Have you ever been around speakers, or a PA system when someone's cell phone goes off? It makes a horrible, cyber-grinding sound as the phone creates interference in every single electronic device around. But it's fine on your brain, don't even worry about it! Those synapses of yours are much better insulated than expensive computer speakers. There's very little chance that you get to sixty, and wet your pants and bark like a dog every time a garage door opens in your neighborhood.

I went to the men's room in an IHOP in Houston, and the door said "Men - Caballeros". I like that. I was just going to use the can, but suddenly I felt all jaunty.

I have a good cable TV system. Clint Eastwood is always murdering somebody on one of my networks.

I'm pretty much carbon neutral. However, I still have lingering prejudice against lactose.

It has come to my attention that everytime I mention Jenna Jameson, I get hits on the website like I've just discovered a cure for gingivitis. So there you go.

I think a great title for a breakup song would be "She's Like The Wind, Because She Blew Everybody."

My MP3 player has about 100 songs on it at any given moment. Why, then, does it play Loverboy's "Hot Girls In Love" every single time I turn it on and listen more than 5 minutes?

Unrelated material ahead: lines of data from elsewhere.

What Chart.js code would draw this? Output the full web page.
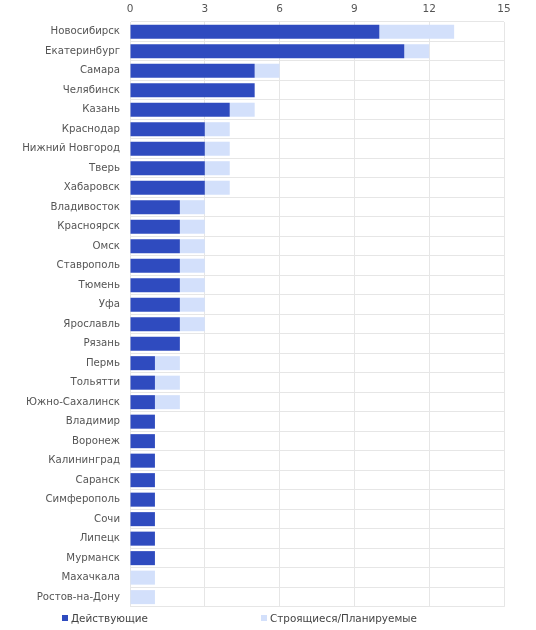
<!DOCTYPE html>
<html>
<head>
<meta charset="utf-8">
<script src="https://cdn.jsdelivr.net/npm/chart.js@4"></script>
<style>
    body { margin: 0; background: #fff; font-family: "DejaVu Sans", sans-serif; }
    #wrap { position: absolute; left: 0; top: 0; width: 536px; height: 623px; }
    #legenda { position: absolute; left: 0; top: 611px; width: 536px; height: 18px; font-size: 10.4px; color: #444; }
    .item { position: absolute; top: 1px; display: flex; align-items: center; }
    .item span.box { display: inline-block; width: 6px; height: 6px; margin-right: 3px; }
</style>
</head>
<body>
<div id="wrap"><canvas id="graficoCidades"></canvas></div>
<div id="legenda">
    <div class="item" style="left:62px"><span class="box" style="background:#2f4bbf"></span>Действующие</div>
    <div class="item" style="left:261px"><span class="box" style="background:#d3e0fb"></span>Строящиеся/Планируемые</div>
</div>
<script>
const cidades = ["Новосибирск", "Екатеринбург", "Самара", "Челябинск", "Казань", "Краснодар",
    "Нижний Новгород", "Тверь", "Хабаровск", "Владивосток", "Красноярск", "Омск", "Ставрополь",
    "Тюмень", "Уфа", "Ярославль", "Рязань", "Пермь", "Тольятти", "Южно-Сахалинск", "Владимир",
    "Воронеж", "Калининград", "Саранск", "Симферополь", "Сочи", "Липецк", "Мурманск",
    "Махачкала", "Ростов-на-Дону"];
const ativos = [10, 11, 5, 5, 4, 3, 3, 3, 3, 2, 2, 2, 2, 2, 2, 2, 2, 1, 1, 1, 1, 1, 1, 1, 1, 1, 1, 1, 0, 0];
const planejados = [3, 1, 1, 0, 1, 1, 1, 1, 1, 1, 1, 1, 1, 1, 1, 1, 0, 1, 1, 1, 0, 0, 0, 0, 0, 0, 0, 0, 1, 1];
const ticksX = [0, 3, 6, 9, 12, 15];

new Chart(document.getElementById("graficoCidades"), {
    type: "bar",
    data: {
        labels: cidades,
        datasets: [{
            label: "Действующие",
            data: ativos,
            backgroundColor: "#2f4bbf",
            borderWidth: 0,
            categoryPercentage: 0.72,
            barPercentage: 1
        }, {
            label: "Строящиеся/Планируемые",
            data: planejados,
            backgroundColor: "#d3e0fb",
            borderWidth: 0,
            categoryPercentage: 0.72,
            barPercentage: 1
        }]
    },
    options: {
        indexAxis: "y",
        responsive: true,
        maintainAspectRatio: false,
        animation: false,
        layout: { padding: { top: 0, right: 32, left: 0, bottom: 0 } },
        plugins: {
            legend: { display: false },
            tooltip: { enabled: false }
        },
        scales: {
            x: {
                position: "top",
                stacked: true,
                min: 0,
                max: 15,
                afterBuildTicks: (axis) => { axis.ticks = ticksX.map(v => ({ value: v })); },
                afterFit: (axis) => { axis.height = 22; },
                grid: { color: "#e6e6e6", drawTicks: false },
                border: { display: false },
                ticks: { color: "#555", font: { family: "DejaVu Sans", size: 10.5 }, padding: 6 }
            },
            y: {
                stacked: true,
                afterFit: (axis) => { axis.width = 130; },
                grid: { color: "#e6e6e6", drawTicks: false },
                border: { color: "#e6e6e6" },
                ticks: { color: "#555", font: { family: "DejaVu Sans", size: 10.2 }, padding: 10, autoSkip: false }
            }
        }
    }
});
</script>
</body>
</html>
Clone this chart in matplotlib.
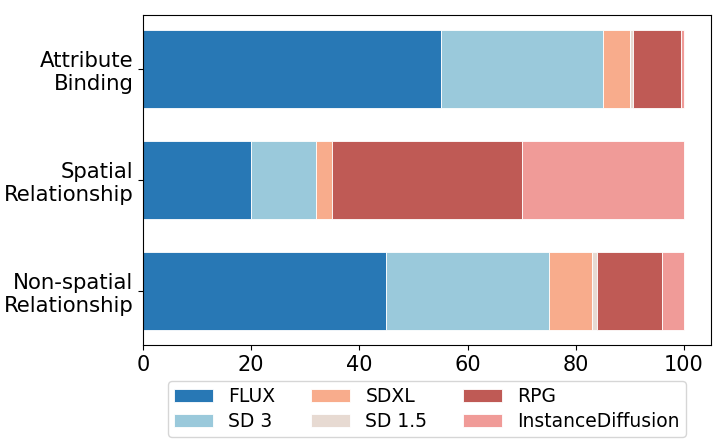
import numpy as np
import matplotlib
matplotlib.use('Agg')
import matplotlib.pyplot as plt

categories = ['Attribute\nBinding', 'Spatial\nRelationship', 'Non-spatial\nRelationship']
models = ['FLUX', 'SD 3', 'SDXL', 'SD 1.5', 'RPG', 'InstanceDiffusion']
flux = [55, 20, 45]
sd3 = [30, 12, 30]
sdxl = [5, 3, 8]
sd15 = [0.5, 0, 1]
rpg = [9, 35, 12]
instdiff = [0.5, 30, 4]
colors = ['#2878b5', '#9ac9db', '#f8ac8c', '#e7dad2', '#bf5a55', '#f09b98']

series = [flux, sd3, sdxl, sd15, rpg, instdiff]

fig = plt.figure(figsize=(7.24, 4.41), dpi=100)
ax = fig.add_axes([0.1975, 0.218, 0.7845, 0.747])

y = np.arange(len(categories))
left = np.zeros(len(categories))
for name, vals, c in zip(models, series, colors):
    ax.barh(y, vals, left=left, height=0.7, color=c, label=name,
            edgecolor='white', linewidth=0.6)
    left += np.array(vals)

ax.set_yticks(y)
ax.set_yticklabels(categories, fontsize=15.3)
ax.invert_yaxis()
ax.tick_params(axis='x', labelsize=15)
ax.set_xticks([0, 20, 40, 60, 80, 100])

ax.legend(loc='upper center', bbox_to_anchor=(0.5, -0.082), ncol=3, fontsize=13.5,
          columnspacing=1.9, handlelength=2.1, labelspacing=0.35, borderpad=0.3)

fig.savefig('out.png', dpi=100)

Owens sausage has a flavor designated "Extra Mild." What the Hell is that? Is it super-average? Is it extra-medium? Does it have that certain lack of taste that mild foods have, except an exciting amont of it?

Lowe's has those shoplifter-proof security gates in their stores. Why? Is that to stop a guy trying to smuggle out a dishwasher in his pants?

I saw a laundry detergent that was for "front or top loading washers." What are my other alternatives? Is there a "soiled-linen-injected" model? Perhaps some kind of washer where you actually load the laundry through a hidden compartment underneath the unit? One where I have to go out in the front yard and jam the dirty clothes into the emergency turn-off valve by the mailbox?

I like going to PetSmart, because I can pee anywhere and nobody gets suspicious.

blogified by Reid @ 8/26/2008 12:50:00 AM 

2 Comments:

Blogger Penelope said...

My question for you is this: why on Earth do you have Loverboy at all on your MP3 player???

Karen

9:02 PM  
Blogger Reid said...

Well, I AM from the eighties. I slip sometimes.